Тейлор терпеливо выслушивал мою сбивчивую, неопытную говорливость, не перебивал и даже как будто совсем не нервничал. За всё время он так и не сказал ни слова, был тих и равнодушен, словно замыслил удавить меня моей же многословностью. Почти задохнувшись от нагрянувшей откровенности, в каком-то усталом изнеможении дотащившись до финала этой лихой истории, я наконец-то облегчённо замолчал. Тейлор терзал в пальцах какую-то подобранную, прибившуюся под ноги монетку, крутил и рассматривал, будто ничего интересней доселе в мире не видел и не находил. И молчал так, словно и не заметил, что я тоже уже молчу, словно не слушал вовсе, что я говорил, в задумчивой вежливости просто сидя рядом. Я уже собирался обидчиво постучаться в его отвлёкшийся разум, как он вдруг усмехнулся.
– Так я на тебя с ножом кидался? – озадачивая неожиданным спокойствием, спросил он.
Не понимая, почему вместо всех рассказанных мною кошмаров для самолюбия заинтересовала его лишь эта странная, агрессивная ерунда, я машинально кивнул. Чуть не упав, будто спуская с поводка свою истомившуюся смешливость, он расхохотался, громко и искренне, пугая меня этой яркой вспышкой веселья даже больше, чем ожидаемым скандалом.
– Всегда знал, что моя шустрость себя проявит, – срываясь и заикаясь от смеха, он едва мог говорить. – Вот видишь, Расти, ты тогда ещё ничего не сделал, а я уже на тебя с ножами бросался. Это ли не чудо быстроты реакции, явленное миру?
Ошарашенный его весёлостью, я придирчиво выискивал в ней что-то нервозное, истеричное, что внезапно могло вывихнуть его нрав в бешенство или язвительность. Но он ухохатывался, как ребёнок на празднике, почему-то безмерно радуясь этому найденному фрагменту своего прошлого.
Наконец, отсмеявшись, он выдохнул, восстанавливая дыхание:
– Телефоны, – с весёлой требовательностью раскрыл ладонь. – Смотри, Расти, вот теперь тебе точно нельзя нигде убиться, – он помахал перед моим носом, шутливо угрожая этим вновь выданным кусочком картона. – А то на том свете устрою тебе оптимистичные посиделки, никаким ножом не отмашешься.

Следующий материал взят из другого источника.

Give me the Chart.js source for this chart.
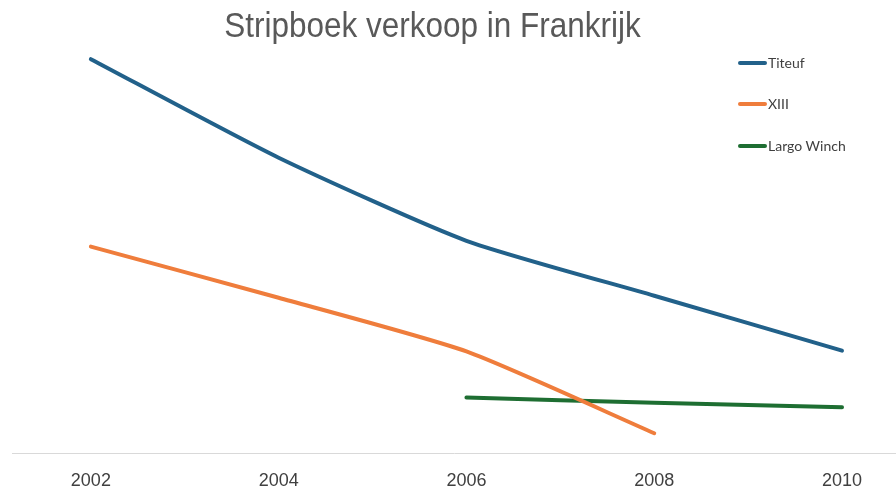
<!DOCTYPE html>
<html>
<head>
<meta charset="utf-8">
<script src="https://cdn.jsdelivr.net/npm/chart.js@4"></script>
<style>
  html, body { margin: 0; padding: 0; background: #ffffff; }
  #wrap { position: relative; width: 896px; height: 489px; overflow: hidden; }
  #c { position: absolute; left: 0; top: 0; }
  #title { position: absolute; left: 0; width: 864px; top: 5px; text-align: center;
           font-family: "Liberation Sans", sans-serif; font-size: 35px; color: #595959; }
  #title span { display: inline-block; transform: scaleX(0.9); transform-origin: center; }
  .leg { position: absolute; left: 738px; height: 20px; font-family: Lato, sans-serif; font-size: 14px; color: #404040; }
  .leg .sw { position: absolute; left: 0; top: 8px; width: 29px; height: 4px; border-radius: 2px; }
  .leg .tx { position: absolute; left: 30px; top: 1px; white-space: nowrap; line-height: 18px; }
</style>
</head>
<body>
<div id="wrap">
  <canvas id="c" width="896" height="489"></canvas>
  <div id="title"><span></span></div>
  <div id="legend"></div>
</div>
<script>
const chartTitle = "Stripboek verkoop in Frankrijk";
const years = [2002, 2004, 2006, 2008, 2010];
const titeuf = [94, 70.5, 50.7, 37.6, 24.5];
const xiii = [49.3, 37.1, 24.3, 4.8, null];
const largoWinch = [null, null, 13.3, 12.1, 11.0];
const seriesNames = ["Titeuf", "XIII", "Largo Winch"];
const seriesColors = ["#22618a", "#ef7d3c", "#1e6e32"];

document.querySelector('#title span').textContent = chartTitle;

const seriesValues = [titeuf, xiii, largoWinch];
const datasets = seriesNames.map((name, i) => ({
  label: name,
  data: years.map((y, j) => ({ x: y, y: seriesValues[i][j] })),
  borderColor: seriesColors[i],
  backgroundColor: seriesColors[i],
  borderWidth: 4,
  pointRadius: 0,
  pointHoverRadius: 0,
  tension: 0.2,
  borderCapStyle: 'round',
  spanGaps: false,
  fill: false
}));

// HTML legend
const legTops = [53, 94, 136];
const legend = document.getElementById('legend');
seriesNames.forEach((name, i) => {
  const d = document.createElement('div');
  d.className = 'leg';
  d.style.top = legTops[i] + 'px';
  d.innerHTML = '<div class="sw" style="background:' + seriesColors[i] + '"></div><div class="tx"></div>';
  d.querySelector('.tx').textContent = name;
  legend.appendChild(d);
});

new Chart(document.getElementById('c'), {
  type: 'line',
  data: { datasets },
  options: {
    responsive: false,
    animation: false,
    layout: { padding: { left: 12, right: 0, top: 34, bottom: -20 } },
    plugins: { legend: { display: false }, title: { display: false }, tooltip: { enabled: false } },
    scales: {
      x: {
        type: 'linear',
        min: 2001.16,
        max: 2010.575,
        afterBuildTicks: (axis) => { axis.ticks = years.map(v => ({ value: v })); },
        ticks: {
          padding: 17,
          autoSkip: false,
          maxRotation: 0,
          color: '#404040',
          font: { family: '"Liberation Sans", sans-serif', size: 18 },
          callback: (v) => String(v)
        },
        grid: { display: false, drawTicks: false },
        border: { display: true, color: '#d9d9d9', width: 1 }
      },
      y: {
        display: false,
        min: 0,
        max: 100
      }
    }
  }
});
</script>
</body>
</html>
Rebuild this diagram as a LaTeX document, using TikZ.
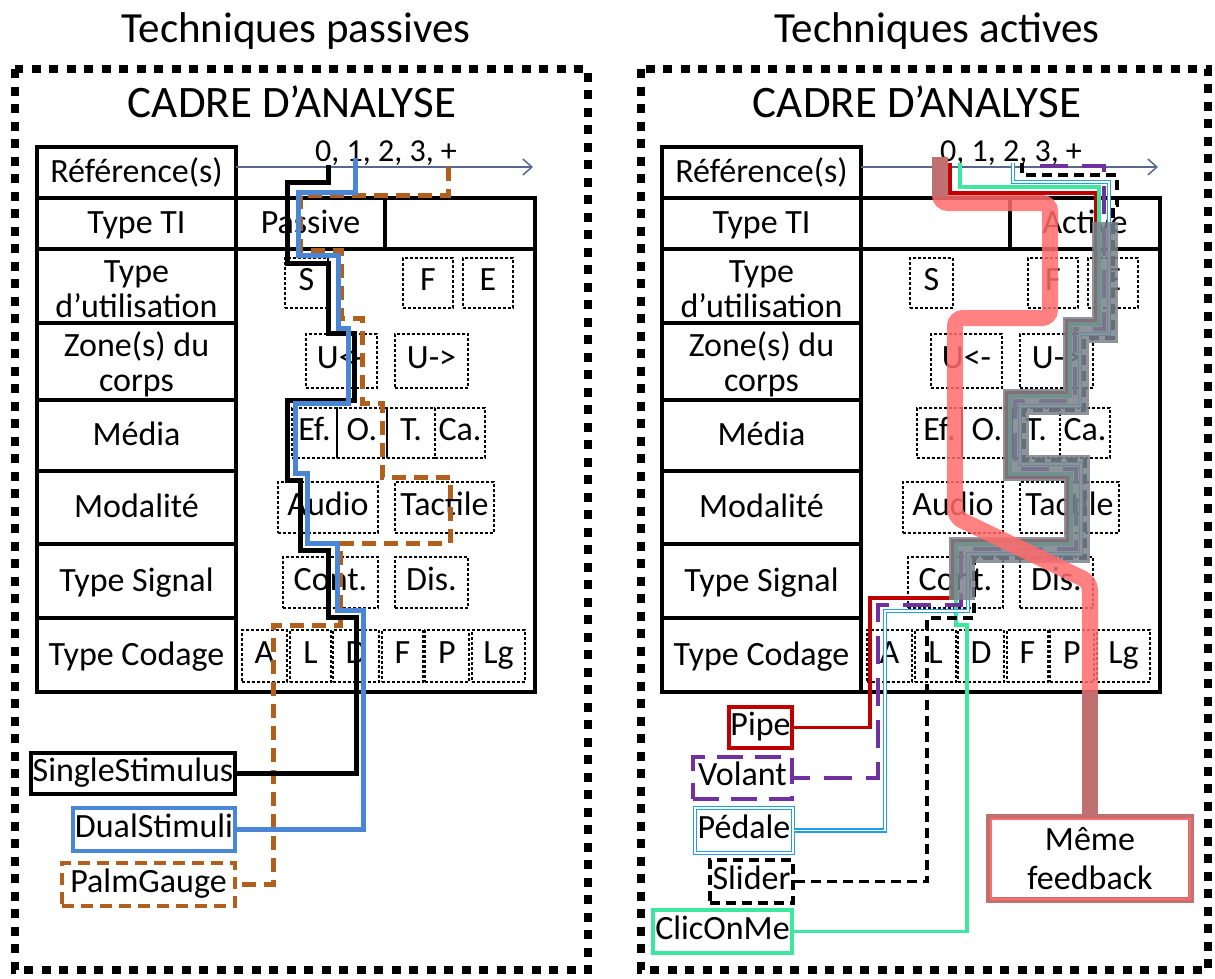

Формально завершая допрос моей совести, он поднялся, и моя заученная суровость, какая-то потребность обороняться словно бы и растерялась без всякой пользы. И будто почувствовав моё недоумение, уже почти у двери Тейлор обернулся, прищурился, словно задумав какую-то шалость. И лицо его стало совсем мальчишеским – открытым и задорным, – словно ждал он от жизни одних только забав, весёлых каверз и заранее радовался им, как обещанным аттракционам.
– А Венеция и правда молодец, – с хитрой усмешкой то ли сообщил, то ли спросил он.